• WHAT IS ASKED:
No images are to be carried over; print all other material exactly as it stands.
□ □ □ □ □ □ □
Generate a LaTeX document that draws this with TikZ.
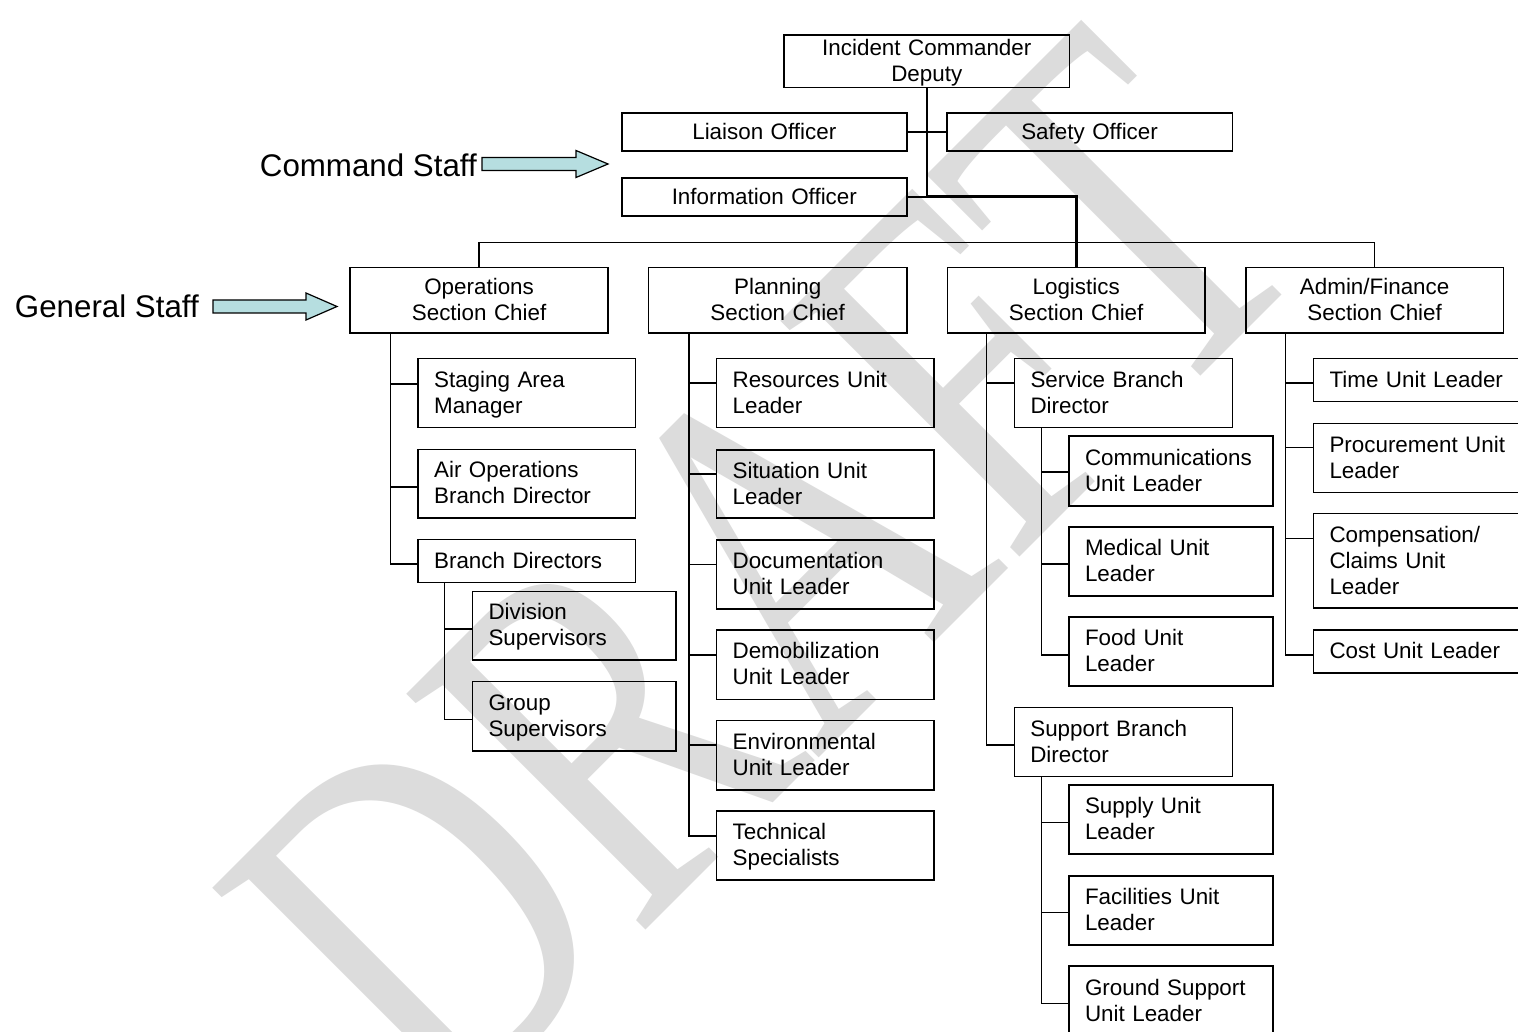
\documentclass[tikz,border=0pt]{standalone}
\usepackage{fontspec}
\setmainfont{Liberation Sans}
\newfontfamily\wmfont{Liberation Serif}
\usetikzlibrary{calc}
\definecolor{arrowfill}{RGB}{182,222,224}
\definecolor{wmgray}{RGB}{220,220,220}
\newcommand\boxfont{\fontsize{22.4}{26}\selectfont}
% invisible strut giving every text line the same ascent and descent
\newcommand\linestrut{\rule[-5.7pt]{0pt}{26pt}}
% one organisation box: name, alignment, left, top, right, bottom, text
\newcommand\orgbox[7]{%
  \pgfmathsetmacro\bxw{#5-#3-32}%
  \pgfmathsetmacro\bxh{#6-#4}%
  \node[box, align=#2, text width=\bxw pt, minimum height=\bxh pt,
        anchor=north west] (#1) at (#3,#4) {\linestrut#7\linestrut};}
\begin{document}
\begin{tikzpicture}[x=1pt,y=-1pt,
  box/.style={draw, line width=1.6pt, inner ysep=0pt, inner xsep=16pt, font=\boxfont},
  conn/.style={line width=1.5pt},
  trunk/.style={line width=3pt},
  staffarrow/.style={draw, line width=1.2pt, fill=arrowfill, line join=miter},
  stafflabel/.style={font=\fontsize{31.3}{36}\selectfont, inner sep=0pt}]
\useasboundingbox (0,0) rectangle (1518,1032);
\fill[white] (0,0) rectangle (1518,1032);

% watermark
\node[text=wmgray, font=\wmfont\fontsize{380}{380}\selectfont, inner sep=0pt,
      rotate=45, yscale=1.35] (wm) at (764,574) {DRAFT};

% command level
\orgbox{ic}{center}{783.3}{34.3}{1068.7}{86.7}{Incident Commander\\Deputy}
\orgbox{lia}{center}{621}{112.3}{906}{150.5}{Liaison Officer}
\orgbox{saf}{center}{946}{112.3}{1231.5}{150.5}{Safety Officer}
\orgbox{info}{center}{621}{177.3}{906}{215}{Information Officer}

% sections
\orgbox{ops}{center}{349.3}{266.8}{607.3}{332}{Operations\\Section Chief}
\orgbox{pln}{center}{647.5}{266.8}{906.3}{332}{Planning\\Section Chief}
\orgbox{log}{center}{946.5}{266.8}{1204.3}{332}{Logistics\\Section Chief}
\orgbox{adm}{center}{1245}{266.8}{1502.7}{332}{Admin/Finance\\Section Chief}

% operations
\orgbox{stg}{left}{417.3}{357.5}{634.7}{426.8}{Staging Area\\Manager}
\orgbox{air}{left}{417.3}{448.5}{634.7}{517}{Air Operations\\Branch Director}
\orgbox{bd}{left}{417.3}{538.7}{634.7}{581.5}{Branch Directors}
\orgbox{div}{left}{471.7}{590.5}{675}{659.2}{Division\\Supervisors}
\orgbox{grp}{left}{471.7}{680.8}{675}{750}{Group\\Supervisors}

% planning
\orgbox{res}{left}{715.8}{357.7}{933}{426.5}{Resources Unit\\Leader}
\orgbox{sit}{left}{715.8}{449}{933}{517}{Situation Unit\\Leader}
\orgbox{doc}{left}{715.8}{539}{933}{608}{Documentation\\Unit Leader}
\orgbox{dem}{left}{715.8}{629}{933}{698.5}{Demobilization\\Unit Leader}
\orgbox{env}{left}{715.8}{719.5}{933}{789}{Environmental\\Unit Leader}
\orgbox{tec}{left}{715.8}{810}{933}{879}{Technical\\Specialists}

% logistics
\orgbox{svc}{left}{1013.7}{357.7}{1231.7}{426.7}{Service Branch\\Director}
\orgbox{com}{left}{1068.2}{435}{1272.3}{505}{Communications\\Unit Leader}
\orgbox{med}{left}{1068.2}{526}{1272.3}{595}{Medical Unit\\Leader}
\orgbox{food}{left}{1068.2}{616}{1272.3}{685}{Food Unit\\Leader}
\orgbox{sup}{left}{1013.5}{706.7}{1231.7}{775.5}{Support Branch\\Director}
\orgbox{sply}{left}{1068.2}{784.3}{1272.3}{853.3}{Supply Unit\\Leader}
\orgbox{fac}{left}{1068.2}{875}{1272.3}{944}{Facilities Unit\\Leader}
\orgbox{gnd}{left}{1068.2}{965}{1272.3}{1035}{Ground Support\\Unit Leader}

% admin / finance
\orgbox{time}{left}{1312.7}{357.7}{1521}{400.7}{Time~Unit~Leader}
\orgbox{proc}{left}{1312.7}{422.7}{1521}{491.7}{Procurement~Unit\\Leader}
\orgbox{comp}{left}{1312.7}{512.7}{1521}{607.3}{Compensation/\\Claims Unit\\Leader}
\orgbox{cost}{left}{1312.7}{629}{1521}{672.3}{Cost~Unit~Leader}

% command staff links
\coordinate (hub) at (ic.south |- info.east);
\draw[conn] (ic.south) -- (hub);
\draw[conn] (lia.east) -- (saf.west);
\draw[conn] (info.east) -- (hub);
\draw[trunk] (hub) -| (log.north);

% general staff bus
\draw[conn] (ops.north) -- ++(0,-24.2) -| (adm.north);

% operations
\foreach \c/\d in {stg/26.5, air/38.5, bd/25.5}
  \draw[conn] ($(ops.south west)+(41.4,0)$) |- ($(\c.north west)+(0,\d)$);
\foreach \c/\d in {div/38.5, grp/38.7}
  \draw[conn] ($(bd.south west)+(27.2,0)$) |- ($(\c.north west)+(0,\d)$);

% planning
\foreach \c/\d in {res/25.3, sit/25, doc/25.4, dem/26, env/25.5, tec/26}
  \draw[conn] ($(pln.south west)+(41.5,0)$) |- ($(\c.north west)+(0,\d)$);

% logistics
\foreach \c/\d in {svc/25.3, sup/38.3}
  \draw[conn] ($(log.south west)+(40.2,0)$) |- ($(\c.north west)+(0,\d)$);
\foreach \c/\d in {com/37, med/38, food/39}
  \draw[conn] ($(svc.south west)+(27.8,0)$) |- ($(\c.north west)+(0,\d)$);
\foreach \c/\d in {sply/38, fac/37.7, gnd/38.3}
  \draw[conn] ($(sup.south west)+(28.2,0)$) |- ($(\c.north west)+(0,\d)$);

% admin / finance
\foreach \c/\d in {time/25.3, proc/25, comp/25.6, cost/26}
  \draw[conn] ($(adm.south west)+(40.3,0)$) |- ($(\c.north west)+(0,\d)$);

% staff labels with their block arrows
\node[stafflabel, anchor=east] (cs) at (477,165) {Command Staff};
\node[stafflabel, anchor=east] (gs) at (199,306.5) {General Staff};
\draw[staffarrow] (482,157.5) -- (576,157.5) -- (576,150.5) -- (608,164)
  -- (576,177.5) -- (576,170.5) -- (482,170.5) -- cycle;
\draw[staffarrow] (213,300) -- (306,300) -- (306,293) -- (337,306.5)
  -- (306,320) -- (306,313) -- (213,313) -- cycle;
\end{tikzpicture}
\end{document}
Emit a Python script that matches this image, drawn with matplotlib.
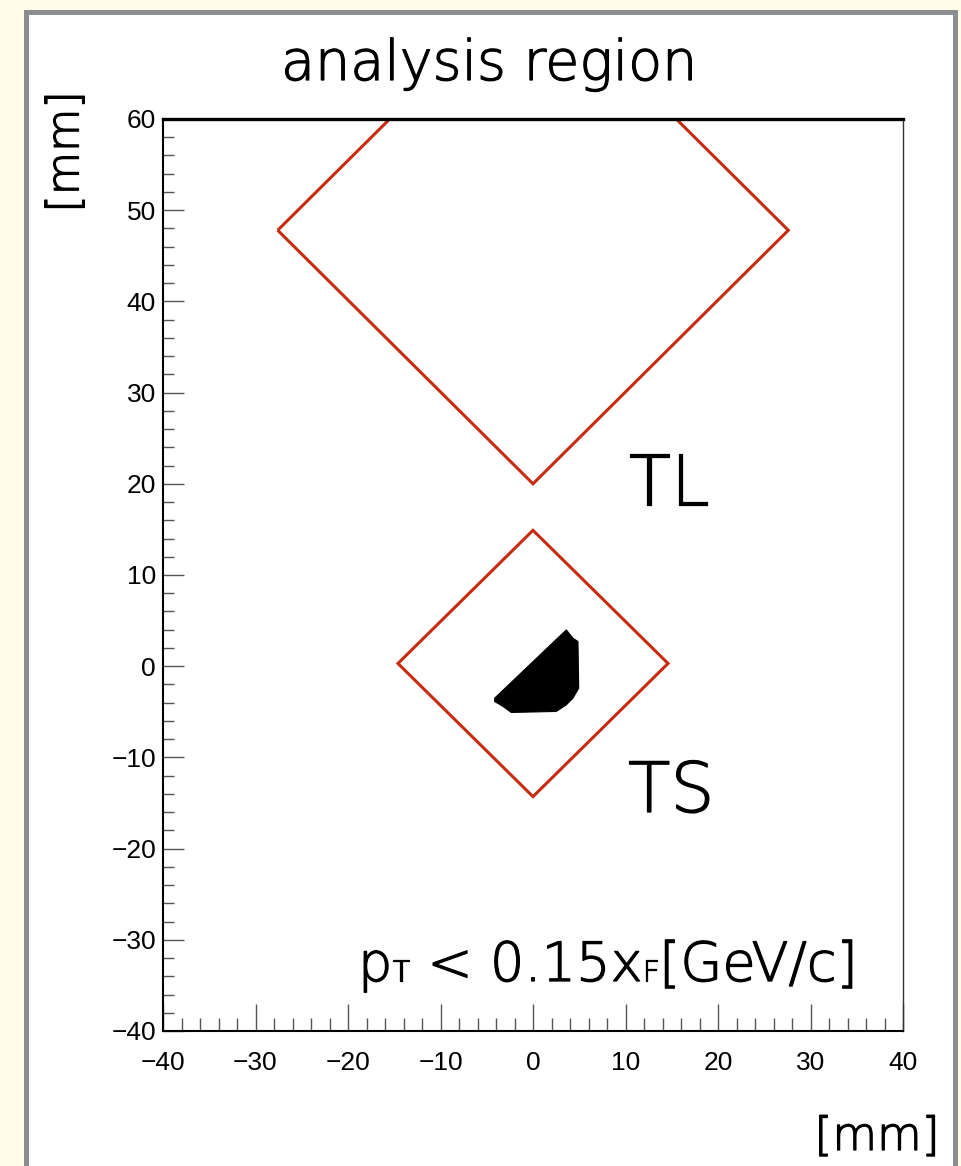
□ □ □ □ □ □ □
• WRITTEN ANSWER:
Generate a LaTeX document that draws this with TikZ.
\documentclass[tikz,border=0pt]{standalone}
\usepackage{fontspec}
\setmainfont{Liberation Sans}
\newfontfamily\wmfont{Liberation Serif}
\usetikzlibrary{calc}
\definecolor{arrowfill}{RGB}{182,222,224}
\definecolor{wmgray}{RGB}{220,220,220}
\newcommand\boxfont{\fontsize{22.4}{26}\selectfont}
% invisible strut giving every text line the same ascent and descent
\newcommand\linestrut{\rule[-5.7pt]{0pt}{26pt}}
% one organisation box: name, alignment, left, top, right, bottom, text
\newcommand\orgbox[7]{%
  \pgfmathsetmacro\bxw{#5-#3-32}%
  \pgfmathsetmacro\bxh{#6-#4}%
  \node[box, align=#2, text width=\bxw pt, minimum height=\bxh pt,
        anchor=north west] (#1) at (#3,#4) {\linestrut#7\linestrut};}
\begin{document}
\begin{tikzpicture}[x=1pt,y=-1pt,
  box/.style={draw, line width=1.6pt, inner ysep=0pt, inner xsep=16pt, font=\boxfont},
  conn/.style={line width=1.5pt},
  trunk/.style={line width=3pt},
  staffarrow/.style={draw, line width=1.2pt, fill=arrowfill, line join=miter},
  stafflabel/.style={font=\fontsize{31.3}{36}\selectfont, inner sep=0pt}]
\useasboundingbox (0,0) rectangle (1518,1032);
\fill[white] (0,0) rectangle (1518,1032);

% watermark
\node[text=wmgray, font=\wmfont\fontsize{380}{380}\selectfont, inner sep=0pt,
      rotate=45, yscale=1.35] (wm) at (764,574) {DRAFT};

% command level
\orgbox{ic}{center}{783.3}{34.3}{1068.7}{86.7}{Incident Commander\\Deputy}
\orgbox{lia}{center}{621}{112.3}{906}{150.5}{Liaison Officer}
\orgbox{saf}{center}{946}{112.3}{1231.5}{150.5}{Safety Officer}
\orgbox{info}{center}{621}{177.3}{906}{215}{Information Officer}

% sections
\orgbox{ops}{center}{349.3}{266.8}{607.3}{332}{Operations\\Section Chief}
\orgbox{pln}{center}{647.5}{266.8}{906.3}{332}{Planning\\Section Chief}
\orgbox{log}{center}{946.5}{266.8}{1204.3}{332}{Logistics\\Section Chief}
\orgbox{adm}{center}{1245}{266.8}{1502.7}{332}{Admin/Finance\\Section Chief}

% operations
\orgbox{stg}{left}{417.3}{357.5}{634.7}{426.8}{Staging Area\\Manager}
\orgbox{air}{left}{417.3}{448.5}{634.7}{517}{Air Operations\\Branch Director}
\orgbox{bd}{left}{417.3}{538.7}{634.7}{581.5}{Branch Directors}
\orgbox{div}{left}{471.7}{590.5}{675}{659.2}{Division\\Supervisors}
\orgbox{grp}{left}{471.7}{680.8}{675}{750}{Group\\Supervisors}

% planning
\orgbox{res}{left}{715.8}{357.7}{933}{426.5}{Resources Unit\\Leader}
\orgbox{sit}{left}{715.8}{449}{933}{517}{Situation Unit\\Leader}
\orgbox{doc}{left}{715.8}{539}{933}{608}{Documentation\\Unit Leader}
\orgbox{dem}{left}{715.8}{629}{933}{698.5}{Demobilization\\Unit Leader}
\orgbox{env}{left}{715.8}{719.5}{933}{789}{Environmental\\Unit Leader}
\orgbox{tec}{left}{715.8}{810}{933}{879}{Technical\\Specialists}

% logistics
\orgbox{svc}{left}{1013.7}{357.7}{1231.7}{426.7}{Service Branch\\Director}
\orgbox{com}{left}{1068.2}{435}{1272.3}{505}{Communications\\Unit Leader}
\orgbox{med}{left}{1068.2}{526}{1272.3}{595}{Medical Unit\\Leader}
\orgbox{food}{left}{1068.2}{616}{1272.3}{685}{Food Unit\\Leader}
\orgbox{sup}{left}{1013.5}{706.7}{1231.7}{775.5}{Support Branch\\Director}
\orgbox{sply}{left}{1068.2}{784.3}{1272.3}{853.3}{Supply Unit\\Leader}
\orgbox{fac}{left}{1068.2}{875}{1272.3}{944}{Facilities Unit\\Leader}
\orgbox{gnd}{left}{1068.2}{965}{1272.3}{1035}{Ground Support\\Unit Leader}

% admin / finance
\orgbox{time}{left}{1312.7}{357.7}{1521}{400.7}{Time~Unit~Leader}
\orgbox{proc}{left}{1312.7}{422.7}{1521}{491.7}{Procurement~Unit\\Leader}
\orgbox{comp}{left}{1312.7}{512.7}{1521}{607.3}{Compensation/\\Claims Unit\\Leader}
\orgbox{cost}{left}{1312.7}{629}{1521}{672.3}{Cost~Unit~Leader}

% command staff links
\coordinate (hub) at (ic.south |- info.east);
\draw[conn] (ic.south) -- (hub);
\draw[conn] (lia.east) -- (saf.west);
\draw[conn] (info.east) -- (hub);
\draw[trunk] (hub) -| (log.north);

% general staff bus
\draw[conn] (ops.north) -- ++(0,-24.2) -| (adm.north);

% operations
\foreach \c/\d in {stg/26.5, air/38.5, bd/25.5}
  \draw[conn] ($(ops.south west)+(41.4,0)$) |- ($(\c.north west)+(0,\d)$);
\foreach \c/\d in {div/38.5, grp/38.7}
  \draw[conn] ($(bd.south west)+(27.2,0)$) |- ($(\c.north west)+(0,\d)$);

% planning
\foreach \c/\d in {res/25.3, sit/25, doc/25.4, dem/26, env/25.5, tec/26}
  \draw[conn] ($(pln.south west)+(41.5,0)$) |- ($(\c.north west)+(0,\d)$);

% logistics
\foreach \c/\d in {svc/25.3, sup/38.3}
  \draw[conn] ($(log.south west)+(40.2,0)$) |- ($(\c.north west)+(0,\d)$);
\foreach \c/\d in {com/37, med/38, food/39}
  \draw[conn] ($(svc.south west)+(27.8,0)$) |- ($(\c.north west)+(0,\d)$);
\foreach \c/\d in {sply/38, fac/37.7, gnd/38.3}
  \draw[conn] ($(sup.south west)+(28.2,0)$) |- ($(\c.north west)+(0,\d)$);

% admin / finance
\foreach \c/\d in {time/25.3, proc/25, comp/25.6, cost/26}
  \draw[conn] ($(adm.south west)+(40.3,0)$) |- ($(\c.north west)+(0,\d)$);

% staff labels with their block arrows
\node[stafflabel, anchor=east] (cs) at (477,165) {Command Staff};
\node[stafflabel, anchor=east] (gs) at (199,306.5) {General Staff};
\draw[staffarrow] (482,157.5) -- (576,157.5) -- (576,150.5) -- (608,164)
  -- (576,177.5) -- (576,170.5) -- (482,170.5) -- cycle;
\draw[staffarrow] (213,300) -- (306,300) -- (306,293) -- (337,306.5)
  -- (306,320) -- (306,313) -- (213,313) -- cycle;
\end{tikzpicture}
\end{document}
Emit a Python script that matches this image, drawn with matplotlib.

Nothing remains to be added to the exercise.